Mas mesmo que a manobra legislativa prospere, o que levaria a um choque de poderes com a Justiça, Bolsonaro está inelegível para exercer cargos públicos até 2030 por ter difundido informações falsas sobre a segurança do sistema eleitoral brasileiro.
“O bolsonarismo não desaparece com a condenação. Continua sendo uma força política com capacidade de mobilização nas ruas e nas redes, agora articulada em torno de novas figuras”

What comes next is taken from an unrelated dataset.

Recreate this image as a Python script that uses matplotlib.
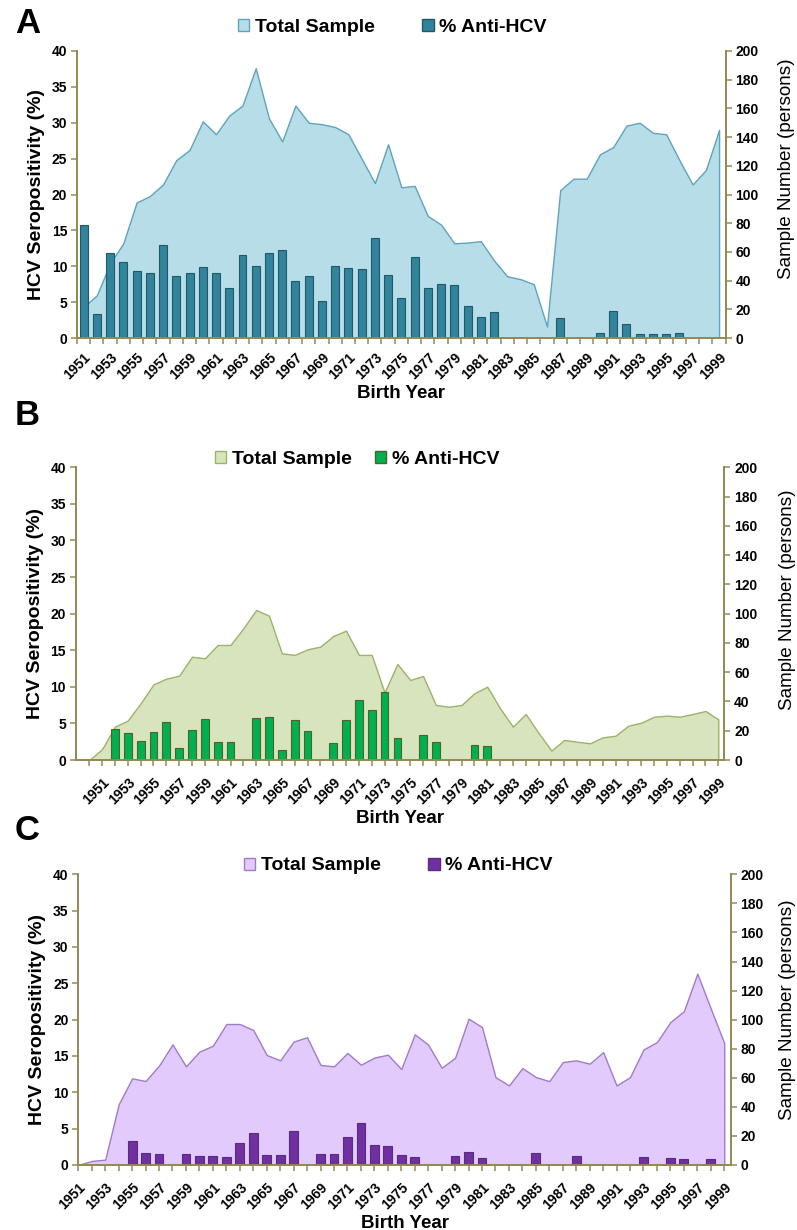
import matplotlib
matplotlib.use('Agg')
import matplotlib.pyplot as plt
from matplotlib.patches import Patch

plt.rcParams['font.family'] = ['Liberation Sans', 'DejaVu Sans']

# Panel A: 1951-1999
years_a = list(range(1951, 2000))
sample_a = [21.6, 29.8, 52, 66, 94.4, 98.9, 107, 124, 131, 151,
            142, 155, 162, 188, 153, 137, 162, 150, 149, 147,
            142, 125, 108, 135, 105, 106, 85, 79, 66, 66.5,
            67.5, 54, 43, 41, 37.5, 8, 103, 111, 111, 128,
            133, 148, 150, 143, 142, 124, 107, 117, 145]
hcv_a = [15.7, 3.3, 11.8, 10.6, 9.4, 9.1, 13.0, 8.7, 9.1, 9.9,
         9.1, 7.0, 11.6, 10.0, 11.8, 12.3, 8.0, 8.6, 5.2, 10.1,
         9.8, 9.6, 13.9, 8.8, 5.6, 11.3, 7.0, 7.5, 7.4, 4.4,
         2.9, 3.6, 0, 0, 0, 0, 2.8, 0, 0, 0.7,
         3.7, 2.0, 0.6, 0.6, 0.6, 0.7, 0, 0, 0]

# Panel B: 1950-1999
years_b = list(range(1950, 2000))
sample_b = [0, 7.5, 22.8, 27, 38.7, 51.7, 55.6, 57.6, 70.6, 69.5,
            78.6, 78.6, 90, 102.5, 98.6, 72.9, 71.8, 75.6, 77.5, 84.7,
            88.4, 71.8, 71.8, 46.2, 65.6, 54.7, 57.4, 37.6, 36.4, 37.6,
            45.6, 50.1, 35.3, 22.8, 31.4, 18.5, 6.4, 13.7, 12.5, 11.4,
            15.5, 16.6, 23.5, 25.5, 29.6, 30.3, 29.6, 31.4, 33.5, 27.8]
hcv_b = [0, 0, 4.2, 3.7, 2.55, 3.8, 5.25, 1.65, 4.1, 5.6,
         2.4, 2.4, 0, 5.75, 5.9, 1.3, 5.5, 3.9, 0, 2.3,
         5.5, 8.25, 6.9, 9.25, 3.0, 0, 3.35, 2.5, 0, 0,
         2.05, 1.9, 0, 0, 0, 0, 0, 0, 0, 0,
         0, 0, 0, 0, 0, 0, 0, 0, 0, 0]

# Panel C: 1951-1999
years_c = list(range(1951, 2000))
sample_c = [0, 2.8, 3.7, 41.8, 59.6, 57.8, 68.4, 83, 67.9, 78,
            82.1, 97, 97, 92.9, 75.7, 72, 84.9, 87.9, 68.8, 67.9,
            77.1, 69, 73.9, 75.9, 66, 89.9, 82.8, 66.9, 73.8, 100.7,
            94.9, 60.5, 54.7, 66.7, 60.5, 57.7, 70.8, 72, 69.7, 77.7,
            54.7, 60.5, 79.5, 84.6, 98.4, 105.8, 131.7, 107.6, 83.9]
hcv_c = [0, 0, 0, 0, 3.3, 1.7, 1.47, 0, 1.47, 1.24,
         1.24, 1.06, 3.07, 4.36, 1.38, 1.38, 4.68, 0, 1.47, 1.47,
         3.9, 5.83, 2.7, 2.6, 1.4, 1.06, 0, 0, 1.24, 1.83,
         0.92, 0, 0, 0, 1.6, 0, 0, 1.24, 0, 0,
         0, 0, 1.15, 0, 0.92, 0.78, 0, 0.78, 0]

OLIVE = '#948A54'
W, H = 797, 1230

fig = plt.figure(figsize=(W / 100, H / 100), dpi=100)


def panel(box, years, sample, hcv, xlim, fill, edge, bar, bar_edge, bar_w,
          ticks_between, letter, letter_y, leg_x, leg_y, colspace, rlabel_y):
    # box in pixels: left, right, top, bottom
    l, r, t, b = box
    ax = fig.add_axes([l / W, 1 - b / H, (r - l) / W, (b - t) / H])
    ax2 = ax.twinx()
    # area on the right axis, behind the bars
    ax2.set_zorder(ax.get_zorder() - 1)
    ax.patch.set_visible(False)

    ax2.fill_between(years, 0, sample, facecolor=fill, edgecolor=edge, linewidth=1.0)
    ax.bar(years, hcv, width=bar_w, color=bar, edgecolor=bar_edge, linewidth=0.8)

    ax.set_xlim(xlim)
    ax.set_ylim(0, 40)
    ax2.set_ylim(0, 200)
    ax.set_yticks(range(0, 41, 5))
    ax2.set_yticks(range(0, 201, 20))

    odd = [y for y in years if y % 2 == 1]
    ax.set_xticks(odd)
    ax.set_xticklabels([str(y) for y in odd], rotation=45, ha='right',
                       rotation_mode='anchor', fontsize=10, fontweight='bold')
    if ticks_between:
        ax.set_xticks([y + 0.5 for y in [years[0] - 1] + years], minor=True)
        ax.tick_params(axis='x', which='major', length=0, pad=9)
    else:
        ax.set_xticks(years, minor=True)
        ax.tick_params(axis='x', which='major', length=4, pad=7)
    ax.tick_params(axis='x', which='minor', length=4, color=OLIVE, width=1.1)
    ax.tick_params(axis='x', which='major', color=OLIVE, width=1.1)

    for a in (ax, ax2):
        a.spines['top'].set_visible(False)
        for s in ('left', 'right', 'bottom'):
            a.spines[s].set_color(OLIVE)
            a.spines[s].set_linewidth(1.3)
    ax.tick_params(axis='y', length=4, color=OLIVE, width=1.1, labelsize=10, pad=3)
    ax2.tick_params(axis='y', length=4, color=OLIVE, width=1.1, labelsize=10, pad=3)
    for lab in ax.get_yticklabels() + ax2.get_yticklabels():
        lab.set_fontweight('bold')

    ax.set_ylabel('HCV Seropositivity (%)', fontsize=14, fontweight='bold', labelpad=5)
    lab2 = ax2.set_ylabel('Sample Number (persons)', fontsize=13.6)
    lab2.set_verticalalignment('center')
    ax2.yaxis.set_label_coords((787 - l) / (r - l), (b - rlabel_y) / (b - t))
    ax.set_xlabel('Birth Year', fontsize=13.5, fontweight='bold', labelpad=2)

    fig.text(15 / W, 1 - letter_y / H, letter, fontsize=25, fontweight='bold',
             ha='left', va='baseline')

    handles = [Patch(facecolor=fill, edgecolor=edge, label='Total Sample'),
               Patch(facecolor=bar, edgecolor=bar_edge, label='% Anti-HCV')]
    fig.legend(handles=handles, loc='center left', ncol=2, frameon=False,
               bbox_to_anchor=(leg_x / W, 1 - leg_y / H),
               prop={'weight': 'bold', 'size': 14}, handlelength=0.57,
               handleheight=0.57, handletextpad=0.3, columnspacing=colspace,
               borderpad=0, borderaxespad=0)
    return ax


# A
panel((77, 725.7, 51, 338), years_a, sample_a, hcv_a,
      (1950.5, 1999.5), '#B7DEE8', '#5FA3BC', '#31849B', '#215968', 0.6,
      True, 'A', 33, 238, 27, 2.45, 169)
# B
panel((75.7, 724.3, 467.3, 760), years_b, sample_b, hcv_b,
      (1948.94, 1999.47), '#D7E4BD', '#9BB36A', '#00B050', '#4F6228', 0.6,
      False, 'B', 425, 215, 459, 1.2, 600)
# C
panel((78.3, 730.7, 874.3, 1165), years_c, sample_c, hcv_c,
      (1951, 1999.48), '#E2CAFC', '#A07CC8', '#7030A0', '#5A2A85', 0.65,
      False, 'C', 840, 244, 866, 2.45, 1010)

fig.savefig('out.png', dpi=100)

A outra carta na manga é a de um eventual indulto. O Brasil tem eleições presidenciais em outubro de 2026 e, embora com seu líder em desgraça, o bolsonarismo continua sendo a principal força de oposição. O que desponta como candidato é o governador de São Paulo, Tarcísio de Freitas, que já adiantou que sua primeira medida como presidente seria indultar Bolsonaro. Outras variantes que soam são as de sua esposa Michelle ou de algum de seus filhos.
“O bolsonarismo não desaparece com a condenação — explica Chagas. Continua sendo uma força política com capacidade de mobilização nas ruas e nas redes, agora articulada em torno de novas figuras. Trata-se de uma extrema-direita consolidada que pode se projetar para 2026. E embora sua figura central seja reduzida, a narrativa de vitimização de Bolsonaro preso pode até mesmo reforçar a coesão do grupo”.
O fator Trump
O presidente norte-americano apostou forte em Bolsonaro. Ele qualificou o processo como uma “perseguição política” e, em retaliação, aplicou uma tarifa de 50% sobre produtos brasileiros e sancionou os juízes da Corte. E nos últimos dias foi além: a porta-voz da Casa Branca, Karoline Leavitt, assegurou que Trump “não tem medo de usar meios econômicos nem militares para proteger a liberdade de expressão ao redor do mundo”, ao ser questionada sobre a eventual condenação de Bolsonaro.
A chancelaria brasileira repudiou a ameaça: “O primeiro passo para proteger a liberdade de expressão é defender a democracia e respeitar a vontade popular expressa nas urnas. Este é o dever dos três poderes do Estado, que não se deixarão intimidar por nenhum tipo de ataque à nossa soberania.” Por sua vez, a ministra de Relações Institucionais da Presidência, Gleisi Hoffman, alertou: “Agora ameaçam invadir o Brasil para libertar Bolsonaro da prisão. É completamente inaceitável.”
A simbiose entre o bolsonarismo e o trumpismo se reafirmou nos protestos do último domingo, quando os manifestantes levaram como estandarte uma bandeira gigante dos EUA. “O novo símbolo da direita brasileira”, titulou The New York Times.
A ofensiva de Trump teve um efeito bumerangue e apenas recompôs a popularidade de Lula, que conseguiu unificar amplos setores em defesa da soberania brasileira.
O presidente havia qualificado a jogada de Trump como “uma chantagem inaceitável”. E marcou a posição: “Não será um gringo que dará ordens ao Brasil. Foi eleito presidente, não imperador do mundo.”
Reparação histórica
A imagem de Bolsonaro atrás das grades terá um peso que vai muito além do jurídico. Marcará um marco histórico e simbólico notável para uma democracia cheia de feridas abertas, como a que deixou a Lei de Anistia de 1979, que impediu o julgamento dos repressores da ditadura.
Pela primeira vez, aqueles que atentaram contra a ordem democrática pagam. E embora os militares que governaram de 1964 a 1985 tenham ficado cobertos por um manto de impunidade, a condenação de Bolsonaro, ex-capitão do exército e admirador confesso daquela tirania, abre as portas para que, de uma vez por todas, o Brasil possa pronunciar seu “nunca mais”.